Ces chercheurs ont caractérisé sur le plan antigénique différents isolats viraux WN conservés grâce à un panel d’anticorps monoclonaux spécifiques d’une glycoprotéine d’enveloppe (glycoprotéine E). Les résultats montrent que les isolats américains sont bien des virus WN, qu’ils sont notamment distincts des virus Kunjin (KUN) qui appartiennent eux-aussi à la famille des flavivirus. (lire notre dépêche du 8/10/99)
Afin de mieux préciser la relation entre le virus WN isolé chez le flamant rose et d’autres souches virales, une analyse phylogénétique a été entreprise. Elle a consisté à comparer une séquence du gène de la glycoprotéine E dans 33 virus WN, 7 virus KUN et un virus de l’encéphalite japonaise (JE). Ce dernier virus avait été considéré comme l’agent responsable de l’épidémie d’encéphalite à New York à son début.
Les résultats de cette analyse comparative montre que le virus isolé chez le flamant du Chili appartient bien à un sous-groupe de virus WN et qu’il est étroitement apparenté à des virus WN qui ont été récemment isolés en Afrique du Nord, en Roumanie (96,9 % d’homologie), au Kenya, en Italie et au Moyen-Orient.
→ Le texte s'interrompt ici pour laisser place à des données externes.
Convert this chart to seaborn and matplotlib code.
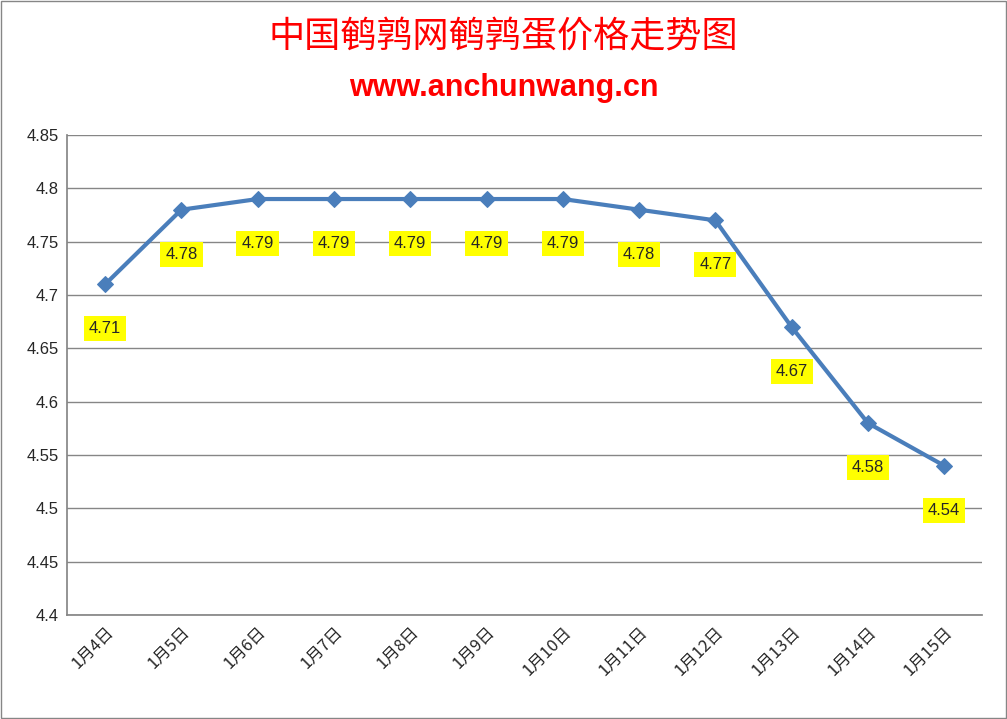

En particulier, ce virus a été trouvé extrêmement proche (plus de 99,8 % d’homologie) d’un virus WN isolé du cerveau d’une oie morte en Israël en 1998 et dont la séquence a été déterminée à l’institut Pasteur (Paris).
D’autre part, les analyses sur une région du génome viral montrent une homologie de séquence de 99,8 % ou 99,9 % entre des souches virales WN provenant de malades décédés d’encéphalite et les virus WN isolés chez le flamant du parc zoologique du Bronx, des corneilles du New Jersey et de l’Etat de New York, et des moustiques capturés dans la région.
Tout indique donc qu’un seul virus WN a circulé pendant l’épidémie humaine et l’épizootie à la fin de l’été dernier dans le nord-est des Etats-Unis. Elles pourraient être imputables à un virus NW qui circule dans la région méditerranéenne depuis 1998. L’absence de cas humains d’encéphalite lors de l’épizootie en Israël pourrait s’expliquer par une immunité vis-à-vis du virus WN parmi les Israéliens, notent les chercheurs.
Selon eux, le virus WN a pu rentrer aux Etats-Unis par de nombreuses voies possibles : l’arrivée de voyageurs infectés, l’importation illégale d’oiseaux ou d’animaux domestiques, des moustiques infectés, des tiques.
Dans la mesure où il n’est pas possible de prédire si le virus WN réapparaîtra en l’an 2000, les différents acteurs du système de santé publique doivent être préparés à cette éventualité, concluent-ils.
Source : Science, 17 décembre 1999, vol.286, 2331-3, 2333-6 et New York Department of Health.